Problem description:
What do the lines from the top of the data through the line with "const yMinor = [2.5, 7.5, 12.5];" say? Quote them exactly and include both ends.

%%

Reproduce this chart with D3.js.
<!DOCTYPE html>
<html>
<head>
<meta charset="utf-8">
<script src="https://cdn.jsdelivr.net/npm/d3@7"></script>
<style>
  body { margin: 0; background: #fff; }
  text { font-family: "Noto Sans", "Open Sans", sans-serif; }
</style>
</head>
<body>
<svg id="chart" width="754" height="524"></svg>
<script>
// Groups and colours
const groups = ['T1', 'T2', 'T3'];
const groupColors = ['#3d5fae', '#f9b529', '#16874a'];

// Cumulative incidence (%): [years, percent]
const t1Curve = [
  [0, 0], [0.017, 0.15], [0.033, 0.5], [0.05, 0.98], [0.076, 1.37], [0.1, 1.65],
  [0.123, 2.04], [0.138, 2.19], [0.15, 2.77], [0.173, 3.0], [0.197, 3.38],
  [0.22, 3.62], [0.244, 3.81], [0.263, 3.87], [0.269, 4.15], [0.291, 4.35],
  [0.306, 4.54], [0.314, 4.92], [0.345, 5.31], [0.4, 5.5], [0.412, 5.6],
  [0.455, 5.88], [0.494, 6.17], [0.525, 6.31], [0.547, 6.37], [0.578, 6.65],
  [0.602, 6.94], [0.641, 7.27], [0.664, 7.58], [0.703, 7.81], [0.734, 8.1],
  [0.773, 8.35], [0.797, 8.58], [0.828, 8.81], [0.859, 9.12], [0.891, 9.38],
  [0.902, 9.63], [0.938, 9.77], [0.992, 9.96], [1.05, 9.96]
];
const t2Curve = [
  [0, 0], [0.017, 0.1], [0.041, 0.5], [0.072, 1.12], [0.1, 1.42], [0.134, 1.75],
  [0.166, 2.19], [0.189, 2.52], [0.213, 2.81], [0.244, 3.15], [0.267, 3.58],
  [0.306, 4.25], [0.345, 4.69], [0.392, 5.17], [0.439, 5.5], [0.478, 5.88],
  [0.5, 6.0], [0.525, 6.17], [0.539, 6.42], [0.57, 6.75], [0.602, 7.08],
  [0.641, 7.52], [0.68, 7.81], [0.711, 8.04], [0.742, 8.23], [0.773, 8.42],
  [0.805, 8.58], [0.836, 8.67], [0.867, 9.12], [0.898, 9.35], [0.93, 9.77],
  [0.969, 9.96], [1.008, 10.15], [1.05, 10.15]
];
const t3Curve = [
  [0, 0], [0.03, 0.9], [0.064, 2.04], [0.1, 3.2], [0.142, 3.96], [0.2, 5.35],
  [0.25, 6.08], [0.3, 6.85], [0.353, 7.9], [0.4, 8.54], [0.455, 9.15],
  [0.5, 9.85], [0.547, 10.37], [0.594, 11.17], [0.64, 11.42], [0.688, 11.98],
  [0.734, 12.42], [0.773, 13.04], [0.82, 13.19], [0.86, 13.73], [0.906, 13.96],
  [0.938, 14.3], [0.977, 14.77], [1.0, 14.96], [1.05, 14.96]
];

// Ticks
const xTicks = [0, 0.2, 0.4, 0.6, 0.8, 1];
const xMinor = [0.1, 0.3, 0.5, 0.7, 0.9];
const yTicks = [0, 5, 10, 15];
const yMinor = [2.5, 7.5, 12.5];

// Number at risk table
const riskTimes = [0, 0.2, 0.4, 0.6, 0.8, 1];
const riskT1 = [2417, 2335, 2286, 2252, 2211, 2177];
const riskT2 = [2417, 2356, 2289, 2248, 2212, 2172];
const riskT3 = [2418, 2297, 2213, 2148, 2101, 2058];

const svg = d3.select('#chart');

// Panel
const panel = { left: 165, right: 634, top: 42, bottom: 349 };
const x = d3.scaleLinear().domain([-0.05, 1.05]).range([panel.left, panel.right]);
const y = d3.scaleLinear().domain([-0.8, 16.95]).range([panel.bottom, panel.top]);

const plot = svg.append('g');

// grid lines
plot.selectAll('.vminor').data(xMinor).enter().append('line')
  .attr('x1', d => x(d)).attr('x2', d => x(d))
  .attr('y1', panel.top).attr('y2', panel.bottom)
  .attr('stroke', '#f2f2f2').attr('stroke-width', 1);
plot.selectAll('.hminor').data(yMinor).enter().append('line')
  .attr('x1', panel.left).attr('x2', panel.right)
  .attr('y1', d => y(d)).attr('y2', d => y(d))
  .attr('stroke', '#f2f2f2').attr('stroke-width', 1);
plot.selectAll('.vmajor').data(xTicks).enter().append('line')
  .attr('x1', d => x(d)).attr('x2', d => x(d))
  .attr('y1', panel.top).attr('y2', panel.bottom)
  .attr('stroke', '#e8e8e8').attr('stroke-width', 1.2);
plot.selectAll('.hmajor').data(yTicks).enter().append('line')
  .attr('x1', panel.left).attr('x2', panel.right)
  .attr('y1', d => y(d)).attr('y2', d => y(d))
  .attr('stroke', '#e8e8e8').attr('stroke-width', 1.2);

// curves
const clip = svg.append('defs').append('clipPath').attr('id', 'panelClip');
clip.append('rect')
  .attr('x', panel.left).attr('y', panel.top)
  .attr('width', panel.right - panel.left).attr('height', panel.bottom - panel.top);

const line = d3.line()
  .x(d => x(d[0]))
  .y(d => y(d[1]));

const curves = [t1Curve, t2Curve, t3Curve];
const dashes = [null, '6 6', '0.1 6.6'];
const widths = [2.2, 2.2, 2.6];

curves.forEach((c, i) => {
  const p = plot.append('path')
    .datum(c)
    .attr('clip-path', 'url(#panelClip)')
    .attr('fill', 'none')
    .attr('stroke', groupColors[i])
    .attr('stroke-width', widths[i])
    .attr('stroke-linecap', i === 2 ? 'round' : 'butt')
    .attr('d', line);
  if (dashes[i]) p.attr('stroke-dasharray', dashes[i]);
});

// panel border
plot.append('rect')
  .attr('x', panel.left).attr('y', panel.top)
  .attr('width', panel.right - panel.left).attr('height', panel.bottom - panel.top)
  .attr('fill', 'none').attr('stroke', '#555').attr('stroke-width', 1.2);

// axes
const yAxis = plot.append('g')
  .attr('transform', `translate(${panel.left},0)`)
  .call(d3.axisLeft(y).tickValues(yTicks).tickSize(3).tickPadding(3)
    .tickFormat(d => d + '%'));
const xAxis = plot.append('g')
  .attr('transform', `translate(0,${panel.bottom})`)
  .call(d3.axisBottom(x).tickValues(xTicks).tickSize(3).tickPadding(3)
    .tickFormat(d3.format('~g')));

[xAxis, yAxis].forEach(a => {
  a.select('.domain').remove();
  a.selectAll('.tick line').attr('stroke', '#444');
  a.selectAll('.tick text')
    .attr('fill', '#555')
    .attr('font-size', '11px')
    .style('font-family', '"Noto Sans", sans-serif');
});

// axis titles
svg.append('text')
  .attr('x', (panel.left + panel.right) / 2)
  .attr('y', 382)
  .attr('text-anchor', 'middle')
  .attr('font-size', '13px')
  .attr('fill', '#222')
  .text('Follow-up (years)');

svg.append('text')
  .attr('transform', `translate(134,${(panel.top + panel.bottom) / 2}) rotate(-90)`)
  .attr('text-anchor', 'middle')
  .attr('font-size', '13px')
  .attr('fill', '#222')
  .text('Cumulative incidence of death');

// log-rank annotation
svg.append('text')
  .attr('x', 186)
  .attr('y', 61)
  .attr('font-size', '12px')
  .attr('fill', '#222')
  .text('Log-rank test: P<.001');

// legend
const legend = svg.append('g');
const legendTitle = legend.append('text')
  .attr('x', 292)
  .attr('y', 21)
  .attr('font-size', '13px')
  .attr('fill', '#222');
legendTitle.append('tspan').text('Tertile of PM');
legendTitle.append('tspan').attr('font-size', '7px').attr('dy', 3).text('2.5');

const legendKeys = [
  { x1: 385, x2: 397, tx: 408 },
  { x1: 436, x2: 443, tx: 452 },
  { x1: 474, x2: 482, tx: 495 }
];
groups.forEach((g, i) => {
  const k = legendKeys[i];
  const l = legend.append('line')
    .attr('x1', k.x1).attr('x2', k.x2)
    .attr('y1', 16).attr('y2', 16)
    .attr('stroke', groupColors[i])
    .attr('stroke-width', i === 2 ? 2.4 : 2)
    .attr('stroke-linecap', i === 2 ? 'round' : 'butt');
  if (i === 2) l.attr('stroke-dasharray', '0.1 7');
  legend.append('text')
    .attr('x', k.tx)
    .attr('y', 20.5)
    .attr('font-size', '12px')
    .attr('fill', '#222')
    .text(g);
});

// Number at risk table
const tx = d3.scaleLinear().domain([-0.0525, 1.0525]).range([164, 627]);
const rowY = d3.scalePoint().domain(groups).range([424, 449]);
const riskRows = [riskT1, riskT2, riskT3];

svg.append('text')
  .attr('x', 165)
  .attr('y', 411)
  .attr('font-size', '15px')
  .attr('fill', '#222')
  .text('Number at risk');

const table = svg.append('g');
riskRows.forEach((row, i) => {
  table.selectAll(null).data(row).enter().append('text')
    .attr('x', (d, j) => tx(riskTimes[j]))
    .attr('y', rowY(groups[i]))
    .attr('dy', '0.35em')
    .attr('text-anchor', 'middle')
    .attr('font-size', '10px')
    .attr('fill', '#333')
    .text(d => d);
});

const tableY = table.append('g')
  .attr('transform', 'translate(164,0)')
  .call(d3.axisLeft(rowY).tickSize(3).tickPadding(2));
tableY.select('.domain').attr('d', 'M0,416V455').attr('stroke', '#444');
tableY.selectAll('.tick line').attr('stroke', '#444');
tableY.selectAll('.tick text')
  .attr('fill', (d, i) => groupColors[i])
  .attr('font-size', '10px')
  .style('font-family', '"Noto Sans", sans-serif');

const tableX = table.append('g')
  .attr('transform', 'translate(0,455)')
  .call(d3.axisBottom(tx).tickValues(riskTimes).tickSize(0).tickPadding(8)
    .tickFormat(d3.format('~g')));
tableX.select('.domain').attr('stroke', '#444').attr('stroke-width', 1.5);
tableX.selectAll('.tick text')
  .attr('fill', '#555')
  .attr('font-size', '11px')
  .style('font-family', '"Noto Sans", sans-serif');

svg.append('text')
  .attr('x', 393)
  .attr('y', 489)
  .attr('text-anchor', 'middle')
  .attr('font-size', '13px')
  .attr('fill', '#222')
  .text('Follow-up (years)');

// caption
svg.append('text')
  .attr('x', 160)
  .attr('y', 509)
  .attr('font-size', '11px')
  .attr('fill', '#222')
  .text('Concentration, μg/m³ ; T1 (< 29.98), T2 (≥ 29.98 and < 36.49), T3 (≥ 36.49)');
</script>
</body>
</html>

%%

The response:
Reproduce this chart with D3.js.
<!DOCTYPE html>
<html>
<head>
<meta charset="utf-8">
<script src="https://cdn.jsdelivr.net/npm/d3@7"></script>
<style>
  body { margin: 0; background: #fff; }
  text { font-family: "Noto Sans", "Open Sans", sans-serif; }
</style>
</head>
<body>
<svg id="chart" width="754" height="524"></svg>
<script>
// Groups and colours
const groups = ['T1', 'T2', 'T3'];
const groupColors = ['#3d5fae', '#f9b529', '#16874a'];

// Cumulative incidence (%): [years, percent]
const t1Curve = [
  [0, 0], [0.017, 0.15], [0.033, 0.5], [0.05, 0.98], [0.076, 1.37], [0.1, 1.65],
  [0.123, 2.04], [0.138, 2.19], [0.15, 2.77], [0.173, 3.0], [0.197, 3.38],
  [0.22, 3.62], [0.244, 3.81], [0.263, 3.87], [0.269, 4.15], [0.291, 4.35],
  [0.306, 4.54], [0.314, 4.92], [0.345, 5.31], [0.4, 5.5], [0.412, 5.6],
  [0.455, 5.88], [0.494, 6.17], [0.525, 6.31], [0.547, 6.37], [0.578, 6.65],
  [0.602, 6.94], [0.641, 7.27], [0.664, 7.58], [0.703, 7.81], [0.734, 8.1],
  [0.773, 8.35], [0.797, 8.58], [0.828, 8.81], [0.859, 9.12], [0.891, 9.38],
  [0.902, 9.63], [0.938, 9.77], [0.992, 9.96], [1.05, 9.96]
];
const t2Curve = [
  [0, 0], [0.017, 0.1], [0.041, 0.5], [0.072, 1.12], [0.1, 1.42], [0.134, 1.75],
  [0.166, 2.19], [0.189, 2.52], [0.213, 2.81], [0.244, 3.15], [0.267, 3.58],
  [0.306, 4.25], [0.345, 4.69], [0.392, 5.17], [0.439, 5.5], [0.478, 5.88],
  [0.5, 6.0], [0.525, 6.17], [0.539, 6.42], [0.57, 6.75], [0.602, 7.08],
  [0.641, 7.52], [0.68, 7.81], [0.711, 8.04], [0.742, 8.23], [0.773, 8.42],
  [0.805, 8.58], [0.836, 8.67], [0.867, 9.12], [0.898, 9.35], [0.93, 9.77],
  [0.969, 9.96], [1.008, 10.15], [1.05, 10.15]
];
const t3Curve = [
  [0, 0], [0.03, 0.9], [0.064, 2.04], [0.1, 3.2], [0.142, 3.96], [0.2, 5.35],
  [0.25, 6.08], [0.3, 6.85], [0.353, 7.9], [0.4, 8.54], [0.455, 9.15],
  [0.5, 9.85], [0.547, 10.37], [0.594, 11.17], [0.64, 11.42], [0.688, 11.98],
  [0.734, 12.42], [0.773, 13.04], [0.82, 13.19], [0.86, 13.73], [0.906, 13.96],
  [0.938, 14.3], [0.977, 14.77], [1.0, 14.96], [1.05, 14.96]
];

// Ticks
const xTicks = [0, 0.2, 0.4, 0.6, 0.8, 1];
const xMinor = [0.1, 0.3, 0.5, 0.7, 0.9];
const yTicks = [0, 5, 10, 15];
const yMinor = [2.5, 7.5, 12.5];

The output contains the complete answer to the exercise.